Under the theme “More Women in Internet Governance: What is the Internet we want?”, the first edition of the IGFem Panama – Online was held in May.
The initiative was organized by the Internet Society Panama Chapter, the Panamanian Institute on Law and New Technologies (IPANDETEC) and the Internet Society Women SIG; with the support of Agiles Panama and Women in Agile, sponsored by the Authority for Government Innovation (AIG), NIC Panama and the Internet Addresses Registry for Latin America and Caribbean (LACNIC).
The IGFem Panama offered two online activities, both with great acceptance and participation from the public: a dialogue with Candy Rodriguez (Acoso.Online) on “Gender Violence Online and Pandemic – what you should know in times of lockdown”; and a panel of experts from civil society, the public and private sectors titled “What is the Internet we want”, featuring Jenifer López (NIC Panama), Yaniselli Jaén (Women in Agile), Silvia Batista (CSIRT Panama) and Jimena Londoño (Women in Agile).
We interviewed Jenifer Lopez, one of the speakers on the panel, to find out more about the initiative.
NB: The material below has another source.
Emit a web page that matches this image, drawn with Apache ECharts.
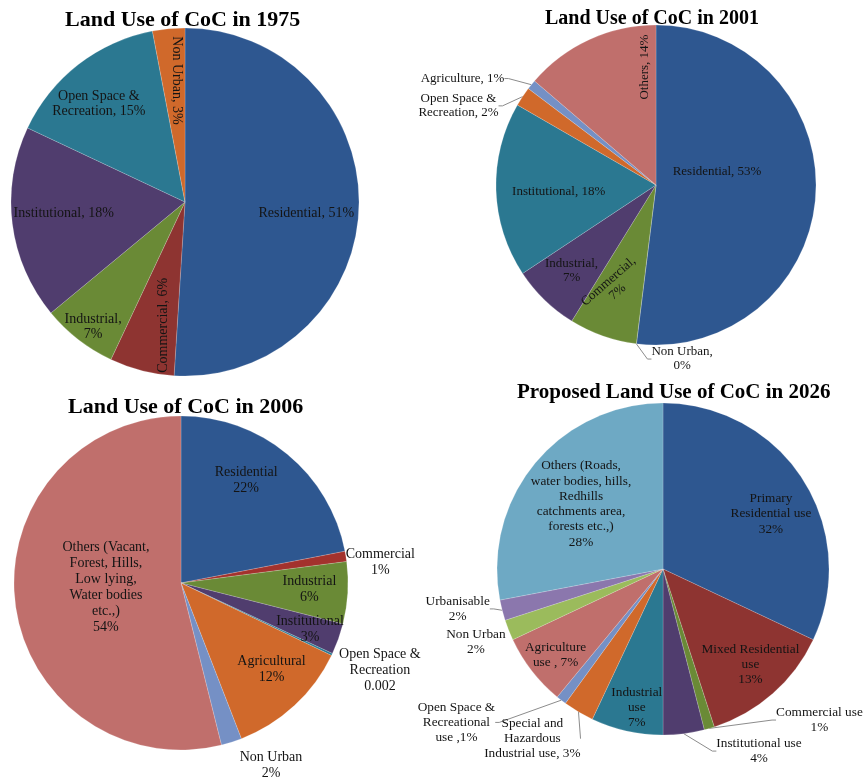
<!DOCTYPE html>
<html>
<head>
<meta charset="utf-8">
<script src="https://cdn.jsdelivr.net/npm/echarts@6/dist/echarts.min.js"></script>
<style>
html, body { margin: 0; padding: 0; background: #fff; }
#main { width: 864px; height: 783px; }
</style>
</head>
<body>
<div id="main"></div>
<script>
// palette (Excel style)
var BLUE = '#2e5790', RED = '#8e3431', GREEN = '#6a8a36', PURPLE = '#503d6e',
    TEAL = '#2b7891', ORANGE = '#d0692b', LBLUE = '#7590c5', PINK = '#c06f6c',
    LGREEN = '#9bbb5c', LAVENDER = '#8b77ad', AQUA = '#6ea9c4';

// ---- 1975 ----
var names75 = ['Residential', 'Commercial', 'Industrial', 'Institutional', 'Open Space &\nRecreation', 'Non Urban'];
var values75 = [51, 6, 7, 18, 15, 3];
var seps75 = [', ', ', ', ',\n', ', ', ', ', ', '];

// ---- 2001 ----
var names01 = ['Residential', 'Non Urban', 'Commercial', 'Industrial', 'Institutional', 'Open Space &\nRecreation', 'Agriculture', 'Others'];
var values01 = [53, 0, 7, 7, 18, 2, 1, 14];
var seps01 = [', ', ',\n', ',\n', ',\n', ', ', ', ', ', ', ', '];

// ---- 2006 ----
var names06 = ['Residential', 'Commercial', 'Industrial', 'Institutional', 'Open Space &\nRecreation', 'Agricultural', 'Non Urban',
  'Others (Vacant,\nForest, Hills,\nLow lying,\nWater bodies\netc.,)'];
var values06 = [22, 1, 6, 3, 0.2, 12, 2, 54];
var shown06 = [null, null, null, null, '0.002', null, null, null];

// ---- 2026 ----
var names26 = ['Primary\nResidential use', 'Mixed Residential\nuse', 'Commercial use', 'Institutional use', 'Industrial\nuse',
  'Special and\nHazardous\nIndustrial use', 'Open Space &\nRecreational\nuse', 'Agriculture\nuse', 'Non Urban', 'Urbanisable',
  'Others (Roads,\nwater bodies, hills,\nRedhills\ncatchments area,\nforests etc.,)'];
var values26 = [32, 13, 1, 4, 7, 3, 1, 7, 2, 2, 28];
var seps26 = ['\n', '\n', '\n', '\n', '\n', ', ', ' ,', ' , ', '\n', '\n', '\n'];

var titles = ['Land Use of CoC in 1975', 'Land Use of CoC in 2001', 'Land Use of CoC in 2006', 'Proposed Land Use of CoC in 2026'];

// layout of each pie: center, radius, label placement [radius factor, angle shift], rotation, leader lines
var pies = [
  { names: names75, values: values75, seps: seps75, center: [185, 202], r: 174, font: 14, lh: 15.5,
    colors: [BLUE, RED, GREEN, PURPLE, TEAL, ORANGE],
    place: [[0.70, 3.4], [0.72, -4.3], [0.89, -1.4], [0.70, 2], [0.75, -3.5], [0.70, 1.6]],
    rot: [0, 90, 0, 0, 0, -90], lines: [] },
  { names: names01, values: values01, seps: seps01, center: [656, 185], r: 160, font: 13, lh: 14,
    colors: [BLUE, '#999', GREEN, PURPLE, TEAL, ORANGE, LBLUE, PINK],
    place: [[0.39, -15.5], [1.10, -15.6], [0.69, 3.5], [0.75, 0.6], [0.61, -2.3], [1.33, -11.7], [1.38, -10], [0.74, 19.4]],
    rot: [0, 0, 41, 0, 0, 0, 0, 90], lines: [1, 5, 6] },
  { names: names06, values: values06, seps: null, shown: shown06, center: [181, 583], r: 167, font: 14, lh: 16,
    colors: [BLUE, '#a3322d', GREEN, PURPLE, TEAL, ORANGE, LBLUE, PINK],
    place: [[0.73, -7.2], [1.2, 3.2], [0.77, -0.7], [0.82, 0], [1.3, -1.7], [0.75, -3.5], [1.22, -8.6], [0.45, 4]],
    rot: [], lines: [] },
  { names: names26, values: values26, seps: seps26, center: [663, 569], r: 166, font: 13.3, lh: 15.3,
    colors: [BLUE, RED, GREEN, PURPLE, TEAL, ORANGE, LBLUE, PINK, LGREEN, LAVENDER, AQUA],
    place: [[0.73, 5.4], [0.78, -1.1], [1.31, -29.8], [1.24, -20.6], [0.85, -1.9], [1.29, 7], [1.55, 15.6], [0.83, -1], [1.21, 0.3], [1.26, 3.4], [0.63, -1.2]],
    rot: [], lines: [2, 3, 5, 6, 9] }
];

var titlePos = [[65, 9, 22], [545, 9, 20], [68, 396, 22], [517, 382, 21]];

function midAngles(values) {
  var tot = values.reduce(function (a, b) { return a + b; }, 0);
  var acc = 0;
  return values.map(function (v) {
    var m = (acc + v / 2) / tot * 360;
    acc += v;
    return m;
  });
}

function buildSeries(p) {
  var mids = midAngles(p.values);
  var data = p.values.map(function (v, i) {
    var txt = p.shown && p.shown[i] ? p.shown[i] : v + '%';
    var sep = p.seps ? p.seps[i] : '\n';
    var hasLine = p.lines.indexOf(i) >= 0;
    return {
      name: p.names[i],
      value: v,
      itemStyle: { color: p.colors[i] },
      label: { formatter: p.names[i] + sep + txt, rotate: p.rot[i] || 0, position: hasLine ? 'outside' : 'inside' },
      labelLine: { show: hasLine }
    };
  });
  return {
    type: 'pie',
    center: p.center,
    radius: p.r,
    startAngle: 90,
    clockwise: true,
    avoidLabelOverlap: false,
    animation: false,
    itemStyle: { borderColor: 'rgba(255,255,255,0.35)', borderWidth: 0.5 },
    label: {
      show: true,
      color: '#141414',
      fontFamily: 'Liberation Serif',
      fontSize: p.font,
      lineHeight: p.lh,
      align: 'center'
    },
    labelLine: { show: false, length: 5, length2: 4, lineStyle: { color: '#8c8c8c', width: 1 } },
    labelLayout: function (params) {
      var i = params.dataIndex;
      var a = (mids[i] + p.place[i][1]) * Math.PI / 180;
      var rr = p.place[i][0] * p.r;
      return {
        x: p.center[0] + rr * Math.sin(a),
        y: p.center[1] - rr * Math.cos(a),
        align: 'center',
        verticalAlign: 'middle'
      };
    },
    emphasis: { disabled: true },
    data: data
  };
}

var myChart = echarts.init(document.getElementById('main'));
var option = {
  backgroundColor: '#fff',
  title: titles.map(function (t, i) {
    return {
      text: t,
      left: titlePos[i][0],
      top: titlePos[i][1],
      padding: 0,
      textStyle: { fontFamily: 'Liberation Serif', fontWeight: 'bold', fontSize: titlePos[i][2], color: '#000' }
    };
  }),
  series: pies.map(buildSeries)
};
myChart.setOption(option);
window.addEventListener('resize', function () {
  myChart.resize();
});
</script>
</body>
</html>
Jenifer is the manager of NIC Panama, one of the sponsoring organizations of the IGFem Panama and member of LACTLD.
—How did the IGFem Panama come about and what are its key objectives?
—The IGFem was created by and for women as a forum for learning, sharing and discussing how women can develop and be safe on the Internet and in the digital ecosystem. The main objective is that more women come together to share their experiences and promote leadership not only in technology but also in any other field, thus encouraging the creation and expansion of supportive networks.
—How was the planning process?
—The process began in December, as the event was to take place on March 19. It was originally designed to be a face-to-face event, aimed mainly at students, journalists, members of civil society organizations, activists, government and private sector representatives. After modifications due to the pandemic, it was decided to hold the online events instead.
—Why is it important to promote women’s participation in Internet governance processes?
—Currently, there is considerable male predominance in technical fields. Encouraging diversity in these forums is important because it allows girls to realize that they can also be interested in technical careers and become the women who lead positions within the technological field, thus helping to close the gender gap. This can only be achieved by encouraging greater participation of women in all aspects of Internet development.
—What do you see as the main challenges and opportunities for women interested in participating in governance processes?
—I think the main challenge is to ensure that we are perceived as equally capable as men and that this imaginary line between what a man can do and what a woman can do disappears. This is achieved by empowering and training more women, giving value to their voice and opinions and encouraging them to participate, without the fear of being ignored. If we as women lack training in technology, it will be more difficult for us to be recognized in the arenas where Internet governance is discussed and developed. There are many opportunities. By achieving greater involvement of women in governance processes, we will improve our position in the strategic scenarios needed to participate directly in the development of the Internet. In this vein, it is important to preach by example, not let ourselves be defeated by the challenges posed by technological developments and support gender parity initiatives that promote the participation of more women in STEM careers.
—How do you see the participation of women in Internet governance forums in Panama and in the Latin American and Caribbean region?
—The participation of women in these forums is lower when compared to the participation of men. However, I have noticed that it is gradually increasing. In the forums and debates, we are now seeing more women as speakers than before, revealing the success stories of those women who have managed to break through in this field.
—Do you have any additional comments?
—I would like to make a call for action and participation of women in governance processes. We must tackle the difficulties −including women’s unequal and almost exclusive responsibility for household work, imposed by gender roles and by custom− as well as gender-based violence. Supporting initiatives such as IGFem, aimed at creating safe spaces that promote women’s participation, is essential. Furthermore, it is necessary that we not only recognize the equality of both genders in the different areas of development, but that we use the differences as a basis in the joint effort to remove the barriers imposed by tradition.